You may take that as good or bad, whichever you prefer.

My skin is fairly dark and I eat spicy food all the time, but I don't think my English-Scottish-German-Polish-American Indian heritage qualifies me as Hispanic. And I only sound like Speedy Gonzales when I'm hlafway through a bottle of vodka.
posted by mr_crash_davis at 5:25 PM on January 13, 2002


Miguel, I consider you an American-by-proxy.

You may take that as good or bad, whichever you prefer.

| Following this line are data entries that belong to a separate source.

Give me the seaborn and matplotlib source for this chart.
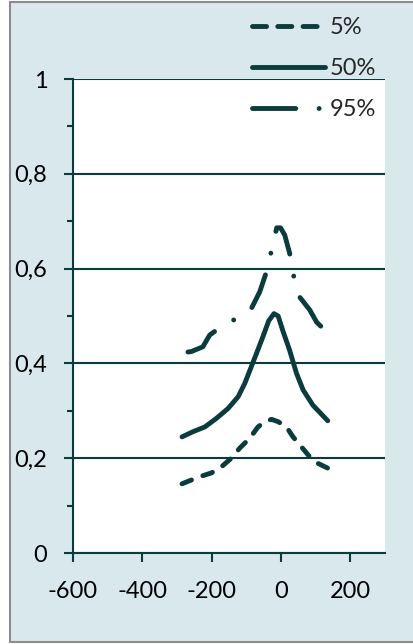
import matplotlib
matplotlib.use("Agg")
import matplotlib.pyplot as plt
import seaborn as sns
from matplotlib.lines import Line2D
from matplotlib.patches import Rectangle
from matplotlib.ticker import MultipleLocator, FuncFormatter

# datos
x_p5 = [-285, -234, -200, -171, -143, -119, -90, -66, -47, -27, -8, 16, 35, 59, 83, 107, 135]
y_p5 = [0.146, 0.161, 0.169, 0.182, 0.200, 0.221, 0.242, 0.266, 0.277, 0.282, 0.277,
        0.266, 0.245, 0.224, 0.203, 0.189, 0.179]

x_p50 = [-285, -253, -219, -186, -152, -123, -104, -88, -72, -52, -35, -20, -8, 6, 25,
         45, 64, 92, 135]
y_p50 = [0.245, 0.256, 0.266, 0.284, 0.305, 0.330, 0.358, 0.388, 0.418, 0.456, 0.490,
         0.505, 0.500, 0.468, 0.428, 0.379, 0.344, 0.312, 0.279]

x_p95 = [-268, -258, -225, -205, -186, -133, -87, -61, -38, -24, -12, -1, 11, 25, 37,
         54, 83, 103, 117, 135]
y_p95 = [0.424, 0.425, 0.435, 0.460, 0.470, 0.493, 0.513, 0.551, 0.601, 0.650, 0.686,
         0.686, 0.671, 0.633, 0.584, 0.540, 0.513, 0.487, 0.477, 0.477]

labels = ["5%", "50%", "95%"]
xticks = [-600, -400, -200, 0, 200]
yticks = [0, 0.2, 0.4, 0.6, 0.8, 1]

sns.set_theme(style="white")
plt.rcParams["font.family"] = ["Lato", "DejaVu Sans"]
plt.rcParams["axes.unicode_minus"] = False

teal = "#0b3b3c"
fondo = "#d9e8ed"
lw = 3.5
estilos = [(0, (2.1, 2.5)), "-", (0, (7.3, 4.6, 0.01, 4.6))]
# en la leyenda los trazos salen algo más largos
estilos_leyenda = [(0, (2.9, 2.3)), "-", (0, (8.9, 4.8, 0.01, 4.6))]

fig = plt.figure(figsize=(4.13, 6.44), dpi=100, facecolor="white")
fig.patches.append(Rectangle((10 / 413, 2 / 644), 1.2, 640 / 644, transform=fig.transFigure,
                             facecolor=fondo, edgecolor="#8c8c8c", linewidth=1.5, zorder=-10))

ax = fig.add_axes([72.7 / 413, 1 - 553 / 644, (385 - 72.7) / 413, (553 - 79) / 644])
ax.set_facecolor("white")

series = [(x_p5, y_p5), (x_p50, y_p50), (x_p95, y_p95)]
for (xs, ys), ls in zip(series, estilos):
    sns.lineplot(x=xs, y=ys, ax=ax, color=teal, lw=lw, linestyle=ls, sort=False,
                 dash_capstyle="round", solid_capstyle="round", solid_joinstyle="round")

handles = [Line2D([], [], color=teal, lw=lw, linestyle=ls,
                  dash_capstyle="round", solid_capstyle="round")
           for ls in estilos_leyenda]

ax.set_xlim(-600, 300)
ax.set_ylim(0, 1)
ax.set_xticks(xticks)
ax.set_yticks(yticks)
ax.yaxis.set_minor_locator(MultipleLocator(0.1))
ax.yaxis.set_major_formatter(FuncFormatter(lambda v, p: f"{v:g}".replace(".", ",")))
ax.grid(axis="y", which="major", color=teal, lw=1.5)
ax.set_axisbelow(True)

for s in ["top", "right"]:
    ax.spines[s].set_visible(False)
for s in ["left", "bottom"]:
    ax.spines[s].set_color(teal)
    ax.spines[s].set_linewidth(1.5)

ax.tick_params(axis="both", which="major", direction="out", length=6.2, width=1.5,
               color=teal, labelsize=17, labelcolor="black", pad=12,
               left=True, bottom=True)
ax.tick_params(axis="x", which="major", pad=14)
ax.tick_params(axis="y", which="minor", direction="out", length=4.3, width=1.5,
               color=teal, left=True)

fig.legend(handles, labels, loc="upper left", bbox_to_anchor=(252 / 413, 1 - 17 / 644),
           frameon=False, fontsize=17, handlelength=3.1, handletextpad=0.2,
           labelspacing=0.85, borderpad=0, borderaxespad=0)

fig.savefig("out.png", dpi=100, facecolor="white")
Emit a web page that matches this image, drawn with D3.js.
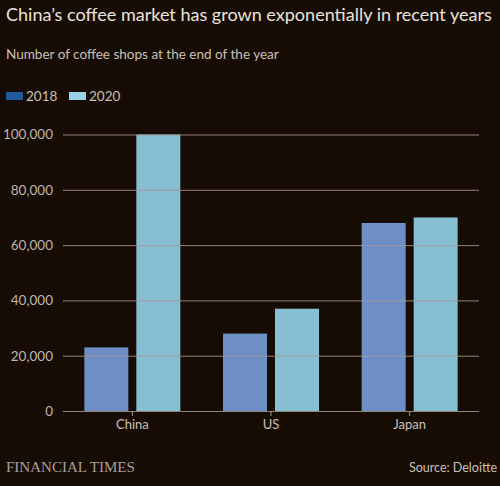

My skin is fairly dark and I eat spicy food all the time, but I don't think my English-Scottish-German-Polish-American Indian heritage qualifies me as Hispanic. And I only sound like Speedy Gonzales when I'm halfway through a bottle of vodka.
posted by mr_crash_davis at 5:25 PM on January 13, 2002


you people are too literal minded.

You say that like it's a bad thing.

But seriously... I am a literal person. An absolutist. I would argue having an overly relative look on things is not a good thing. Too much of anything isn't good. I like being middle-of-the-road.
posted by tomorama at 5:28 PM on January 13, 2002


Sh*t. Sorry for the double post.
posted by mr_crash_davis at 5:28 PM on January 13, 2002


Sorry....Middle of the road doesn't make one American. American is a state of mind at best... a crossroad of thought. Absolutist is something in a dream....something that doesn't exist. Utopia.

The discussion might have moved from the original point, but there are many cultures that inhabit this country, and only limiting to the majority of (3) races seems, well.... absolutist and racsist.
posted by Benway at 8:28 PM on January 13, 2002


Just for fun, I asked a friend who's much more mathematically gifted than I to work out what the possibilities are that the firefighters raising the flag would have been as portrayed in the statue, and as shown in the photograph. The numbers used are as stated in the original post on this issue.

His figures are as follows:

"First of all, 11344 - 321 - 341 - 20 - 9 = 10653. That's 93.9% white.

The odds of 3 whites are 10653 x 10652 x 10651 / 11344 / 11333 / 11332, which is 82.82%.

A shortcut whould be to take 93.91% cubed, which is also 82.82% (.828151 for actual vs .828165 for shortcut). The difference is replacement vs. no replacement, and in this case the replacement adjustment only matters in the 5th decimal.

The odds of exactly 1 white, 1 black and 1 hispanic:

Shortcut method: 321 x 341 x 10653 / 11344^3 x 6 = 0.48%. (The 6 is to account for the fact that the three firemen could stand in any order) "


So there's a .48% chance that the firefighters would have been one black, one white, one Hispanic, and an 82.82% chance they would have been all white.

This is not to argue the issue one way or the other, but for my own personal curiosity.

I'm glad I know people who are more proficient in math than I am, it would have taken me weeks to come to a (probably incorrect) conclusion
posted by mr_crash_davis at 8:56 PM on January 13, 2002


Benway: I'm trying to decide whether or not your post is satire. I will respond none the less.

1. Who are you to tell me I'm not "American"?
2. Don't trash absolutism and imply that I'm somehow racist when you're not even sure in what context I am refferring to the word. By saying I believe in absolutism, I'm speaking about the belief in the possiblity to realize a cognition or concept of the absolute. The existance of absolute truth independent of opinion. Nothing to do with racism, and as far as I'm concerned it's absolute relativity that is both a paradox and a dream.
posted by tomorama at 10:28 PM on January 13, 2002


As far as I'm concerned, there are too many humans in this one.